2013-11-25
Explanation
The Joke
Three different academics are shown reading The Iliad, each responding according to their discipline. The Classicist says, "Yes, one really must read in the original Greek." The Literary Theorist says, "It's as good in translation or any alternate language so long as the translation is fair and one's attention is separated from the final product, which is art unto itself." The Physicist says, "Whoa. This is the longest equation I've ever seen."
The Humor
The joke contrasts three academic perspectives on the same text. The classicist takes the predictably snobby position that only the original Greek is adequate. The literary theorist offers an overly nuanced, jargon-laden counterpoint about the validity of translation -- a parody of how literary theory can make simple points in unnecessarily complex ways.
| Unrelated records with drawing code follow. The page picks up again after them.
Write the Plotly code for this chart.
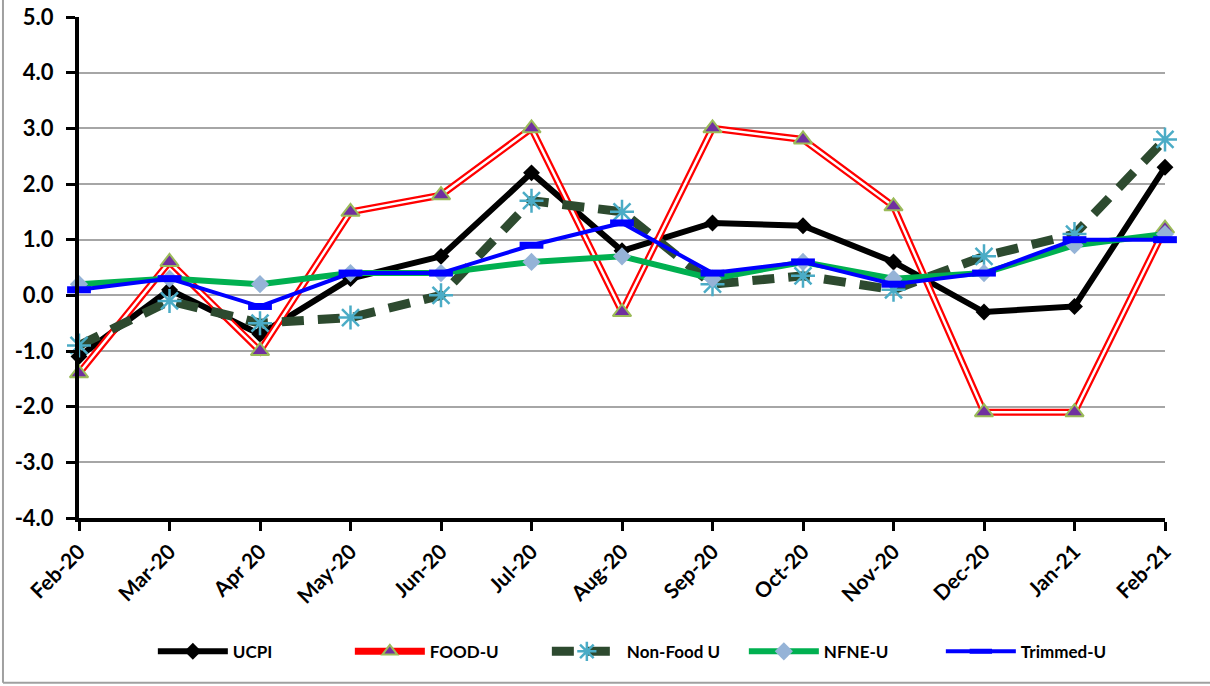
import plotly.graph_objects as go

months = ["Feb-20", "Mar-20", "Apr 20", "May-20", "Jun-20", "Jul-20", "Aug-20",
          "Sep-20", "Oct-20", "Nov-20", "Dec-20", "Jan-21", "Feb-21"]

ucpi = [-1.1, 0.1, -0.7, 0.3, 0.7, 2.2, 0.8, 1.3, 1.25, 0.6, -0.3, -0.2, 2.3]
food_u = [-1.4, 0.6, -1.0, 1.5, 1.8, 3.0, -0.3, 3.0, 2.8, 1.6, -2.1, -2.1, 1.2]
non_food_u = [-0.9, -0.1, -0.5, -0.4, 0.0, 1.7, 1.5, 0.2, 0.35, 0.1, 0.7, 1.1, 2.8]
nfne_u = [0.2, 0.3, 0.2, 0.4, 0.4, 0.6, 0.7, 0.3, 0.6, 0.3, 0.4, 0.9, 1.1]
trimmed_u = [0.1, 0.3, -0.2, 0.4, 0.4, 0.9, 1.3, 0.4, 0.6, 0.2, 0.4, 1.0, 1.0]

y_ticks = [5, 4, 3, 2, 1, 0, -1, -2, -3, -4]

FONT = "Lato"

fig = go.Figure()

fig.add_trace(go.Scatter(
    x=months, y=ucpi, name="UCPI", mode="lines+markers",
    line=dict(color="black", width=6),
    marker=dict(symbol="diamond", size=13, color="black"),
    cliponaxis=False,
))

# double red line: red outer, white inner
fig.add_trace(go.Scatter(
    x=months, y=food_u, name="FOOD-U", mode="lines", legendgroup="food",
    line=dict(color="#ff0000", width=7), cliponaxis=False,
    showlegend=False,
))
fig.add_trace(go.Scatter(
    x=months, y=food_u, name="FOOD-U", mode="lines+markers", legendgroup="food",
    line=dict(color="white", width=2.5),
    marker=dict(symbol="triangle-up", size=16, color="#7030a0",
                line=dict(color="#9bbb59", width=2)),
    cliponaxis=False, showlegend=False,
))
fig.add_trace(go.Scatter(
    x=[None], y=[None], name="FOOD-U", mode="lines+markers", legendgroup="food",
    line=dict(color="#ff0000", width=7),
    marker=dict(symbol="triangle-up", size=13, color="#7030a0",
                line=dict(color="#9bbb59", width=2)),
))

fig.add_trace(go.Scatter(
    x=months, y=non_food_u, name="Non-Food U", mode="lines+markers",
    line=dict(color="#2d4a2f", width=9, dash="22px,14px"),
    marker=dict(symbol="asterisk-open", size=20, color="#4bacc6",
                line=dict(color="#4bacc6", width=2.5)),
    cliponaxis=False,
))

fig.add_trace(go.Scatter(
    x=months, y=nfne_u, name="NFNE-U", mode="lines+markers",
    line=dict(color="#00b050", width=6),
    marker=dict(symbol="diamond", size=14, color="#95b3d7"),
    cliponaxis=False,
))

fig.add_trace(go.Scatter(
    x=months, y=trimmed_u, name="Trimmed-U", mode="lines+markers",
    line=dict(color="#0000ff", width=4),
    marker=dict(symbol="line-ew-open", size=17,
                line=dict(color="#c4d79b", width=7)),
    cliponaxis=False,
))

# outer chart frame (left and bottom edges)
fig.add_shape(type="line", xref="paper", yref="paper",
              x0=-0.07, x1=-0.07, y0=-0.329, y1=1.04,
              line=dict(color="#a0a0a0", width=2))
fig.add_shape(type="line", xref="paper", yref="paper",
              x0=-0.07, x1=1.05, y0=-0.329, y1=-0.329,
              line=dict(color="#a0a0a0", width=2))

fig.update_layout(
    width=1210, height=686,
    margin=dict(l=79, r=45, t=17, b=168, autoexpand=False),
    plot_bgcolor="white", paper_bgcolor="white",
    font=dict(family=FONT, color="black"),
    legend=dict(
        orientation="h", x=0.068, xanchor="left", y=-0.267, yanchor="middle",
        font=dict(family=FONT, size=17, weight="bold"),
        itemwidth=70, entrywidthmode="pixels", entrywidth=112,
    ),
)

fig.update_xaxes(
    type="category", range=[0, 12], automargin=False,
    showline=True, linecolor="black", linewidth=4,
    ticks="outside", ticklen=9, tickwidth=3, tickcolor="black",
    tickangle=-45, showgrid=False,
    tickfont=dict(family=FONT, size=21, weight="bold"),
)
fig.update_yaxes(
    range=[-4, 5], tickvals=y_ticks, automargin=False,
    ticktext=[f"{v:.1f}" for v in y_ticks],
    showline=True, linecolor="black", linewidth=4,
    ticks="outside", ticklen=9, tickwidth=3, tickcolor="black",
    ticklabelstandoff=8,
    showgrid=True, gridcolor="#a6a6a6", gridwidth=1.5,
    zeroline=False,
    tickfont=dict(family=FONT, size=22, weight="bold"),
)

fig.write_html(
    "out.html",
    config={"displayModeBar": False},
    post_script="document.body.style.margin='0';document.body.style.overflow='hidden';",
)
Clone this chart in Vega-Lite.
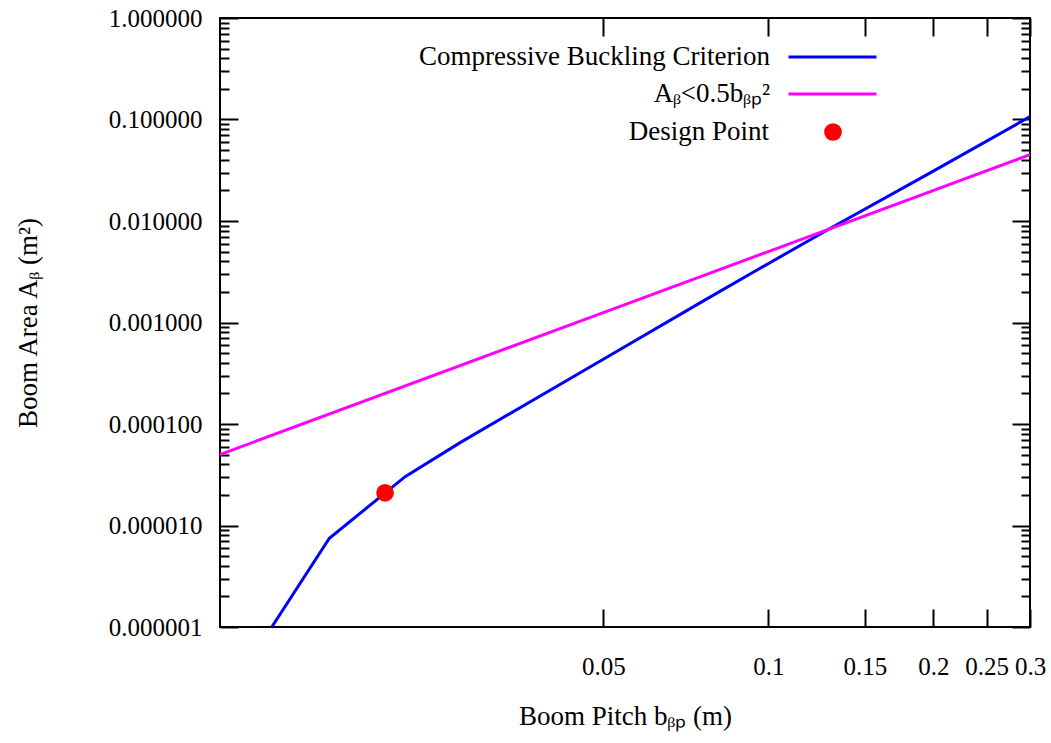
{
  "$schema": "https://vega.github.io/schema/vega-lite/v6.json",
  "width": 810,
  "height": 609,
  "autosize": {"type": "none"},
  "padding": {"left": 220, "top": 18, "right": 21, "bottom": 116},
  "background": "white",
  "config": {
    "font": "Liberation Serif",
    "view": {"stroke": "black", "strokeWidth": 2},
    "axis": {
      "grid": false,
      "domain": false,
      "tickColor": "black",
      "tickWidth": 2,
      "labelFont": "Liberation Serif",
      "labelFontSize": 25,
      "labelColor": "black",
      "labelFlush": false,
      "labelOverlap": false,
      "titleFont": "Liberation Serif",
      "titleFontSize": 27,
      "titleFontWeight": "normal",
      "titleColor": "black"
    },
    "legend": {
      "title": null,
      "padding": 0,
      "labelFont": "Liberation Serif",
      "labelFontSize": 27,
      "labelColor": "black",
      "labelLimit": 600,
      "labelAlign": "right"
    }
  },
  "datasets": {
    "buckling": [
      {"b": 0.012428, "Ab": 0.000001, "series": "Compressive Buckling Criterion"},
      {"b": 0.015828, "Ab": 0.000007479, "series": "Compressive Buckling Criterion"},
      {"b": 0.021758, "Ab": 0.00003026, "series": "Compressive Buckling Criterion"},
      {"b": 0.027409, "Ab": 0.00006557, "series": "Compressive Buckling Criterion"},
      {"b": 0.05, "Ab": 0.000434, "series": "Compressive Buckling Criterion"},
      {"b": 0.0767, "Ab": 0.00167, "series": "Compressive Buckling Criterion"},
      {"b": 0.0966, "Ab": 0.00342, "series": "Compressive Buckling Criterion"},
      {"b": 0.1288, "Ab": 0.0083, "series": "Compressive Buckling Criterion"},
      {"b": 0.1947, "Ab": 0.0286, "series": "Compressive Buckling Criterion"},
      {"b": 0.3, "Ab": 0.1067, "series": "Compressive Buckling Criterion"}
    ],
    "limit": [
      {"b": 0.01, "Ab": 0.00005, "series": "Aᵦ<0.5bᵦₚ²"},
      {"b": 0.05, "Ab": 0.00125, "series": "Aᵦ<0.5bᵦₚ²"},
      {"b": 0.1, "Ab": 0.005, "series": "Aᵦ<0.5bᵦₚ²"},
      {"b": 0.3, "Ab": 0.045, "series": "Aᵦ<0.5bᵦₚ²"}
    ],
    "design": [
      {"b": 0.02, "Ab": 0.000021, "series": "Design Point"}
    ]
  },
  "layer": [
    {
      "data": {"name": "buckling"},
      "mark": {"type": "line", "strokeWidth": 3, "clip": true},
      "encoding": {
        "x": {
          "field": "b", "type": "quantitative",
          "scale": {"type": "log", "domain": [0.01, 0.3], "nice": false},
          "axis": {
            "orient": "bottom",
            "values": [0.05, 0.1, 0.15, 0.2, 0.25, 0.3],
            "format": "~g",
            "tickSize": -18,
            "labelPadding": 45,
            "title": "Boom Pitch bᵦₚ (m)",
            "titlePadding": 24
          }
        },
        "y": {
          "field": "Ab", "type": "quantitative",
          "scale": {"type": "log", "domain": [0.000001, 1], "nice": false},
          "axis": {
            "orient": "left",
            "values": [0.000001, 0.00001, 0.0001, 0.001, 0.01, 0.1, 1],
            "format": ".6f",
            "tickSize": -18,
            "labelPadding": 36,
            "title": "Boom Area Aᵦ (m²)",
            "titlePadding": 66
          }
        },
        "stroke": {
          "field": "series", "type": "nominal",
          "scale": {"domain": ["Compressive Buckling Criterion"], "range": ["#0000ff"]},
          "legend": {
            "orient": "none", "legendX": 567, "legendY": -6.5,
            "symbolType": "stroke", "symbolSize": 7744, "symbolStrokeWidth": 3,
            "labelOffset": -108
          }
        }
      }
    },
    {
      "data": {"name": "limit"},
      "mark": {"type": "line", "strokeWidth": 3, "clip": true},
      "encoding": {
        "x": {"field": "b", "type": "quantitative", "scale": {"type": "log", "domain": [0.01, 0.3], "nice": false}, "axis": null},
        "y": {"field": "Ab", "type": "quantitative", "scale": {"type": "log", "domain": [0.000001, 1], "nice": false}, "axis": null},
        "color": {
          "field": "series", "type": "nominal",
          "scale": {"domain": ["Aᵦ<0.5bᵦₚ²"], "range": ["#ff00ff"]},
          "legend": {
            "orient": "none", "legendX": 567, "legendY": 30.5,
            "symbolType": "stroke", "symbolSize": 7744, "symbolStrokeWidth": 3,
            "labelOffset": -108
          }
        }
      }
    },
    {
      "data": {"name": "design"},
      "mark": {"type": "circle", "size": 314, "opacity": 1},
      "encoding": {
        "x": {
          "field": "b", "type": "quantitative",
          "scale": {"type": "log", "domain": [0.01, 0.3], "nice": false},
          "axis": {"orient": "top", "values": [0.05, 0.1, 0.15, 0.2, 0.25, 0.3], "labels": false, "tickSize": -18, "title": null}
        },
        "y": {
          "field": "Ab", "type": "quantitative",
          "scale": {"type": "log", "domain": [0.000001, 1], "nice": false},
          "axis": {"orient": "right", "values": [0.000001, 0.00001, 0.0001, 0.001, 0.01, 0.1, 1], "labels": false, "tickSize": -18, "title": null}
        },
        "fill": {
          "field": "series", "type": "nominal",
          "scale": {"domain": ["Design Point"], "range": ["#ff0000"]},
          "legend": {
            "orient": "none", "legendX": 599.5, "legendY": 100.5,
            "symbolType": "circle", "symbolSize": 314, "symbolStrokeWidth": 0,
            "labelOffset": -77.5
          }
        }
      }
    },
    {
      "data": {"name": "design"},
      "mark": {"type": "point", "opacity": 0},
      "encoding": {
        "x": {"field": "b", "type": "quantitative", "scale": {"type": "log", "domain": [0.01, 0.3], "nice": false}, "axis": null},
        "y": {
          "field": "Ab", "type": "quantitative",
          "scale": {"type": "log", "domain": [0.000001, 1], "nice": false},
          "axis": {
            "orient": "left", "labels": false, "tickSize": -9, "title": null,
            "values": [2e-6, 3e-6, 4e-6, 5e-6, 6e-6, 7e-6, 8e-6, 9e-6, 2e-5, 3e-5, 4e-5, 5e-5, 6e-5, 7e-5, 8e-5, 9e-5, 2e-4, 3e-4, 4e-4, 5e-4, 6e-4, 7e-4, 8e-4, 9e-4, 0.002, 0.003, 0.004, 0.005, 0.006, 0.007, 0.008, 0.009, 0.02, 0.03, 0.04, 0.05, 0.06, 0.07, 0.08, 0.09, 0.2, 0.3, 0.4, 0.5, 0.6, 0.7, 0.8, 0.9]
          }
        }
      }
    },
    {
      "data": {"name": "design"},
      "mark": {"type": "point", "opacity": 0},
      "encoding": {
        "x": {"field": "b", "type": "quantitative", "scale": {"type": "log", "domain": [0.01, 0.3], "nice": false}, "axis": null},
        "y": {
          "field": "Ab", "type": "quantitative",
          "scale": {"type": "log", "domain": [0.000001, 1], "nice": false},
          "axis": {
            "orient": "right", "labels": false, "tickSize": -9, "title": null,
            "values": [2e-6, 3e-6, 4e-6, 5e-6, 6e-6, 7e-6, 8e-6, 9e-6, 2e-5, 3e-5, 4e-5, 5e-5, 6e-5, 7e-5, 8e-5, 9e-5, 2e-4, 3e-4, 4e-4, 5e-4, 6e-4, 7e-4, 8e-4, 9e-4, 0.002, 0.003, 0.004, 0.005, 0.006, 0.007, 0.008, 0.009, 0.02, 0.03, 0.04, 0.05, 0.06, 0.07, 0.08, 0.09, 0.2, 0.3, 0.4, 0.5, 0.6, 0.7, 0.8, 0.9]
          }
        }
      }
    }
  ],
  "resolve": {
    "scale": {"x": "shared", "y": "shared"},
    "axis": {"x": "independent", "y": "independent"}
  }
}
The physicist, however, provides the real punchline: having no framework for understanding literature at all, the physicist can only interpret the text through the lens of their own discipline, seeing The Iliad as one very long equation. This plays on the stereotype that physicists and STEM-oriented people are so deeply specialized that they are unable to process anything outside their field. It also satirizes the idea that each academic discipline creates a lens so narrow that practitioners can only see the world through it.
References
The Iliad is an ancient Greek epic poem attributed to Homer, one of the foundational works of Western literature. It recounts events during the Trojan War. The comic plays on longstanding debates in classics and literary studies about whether translations can capture the essence of original texts.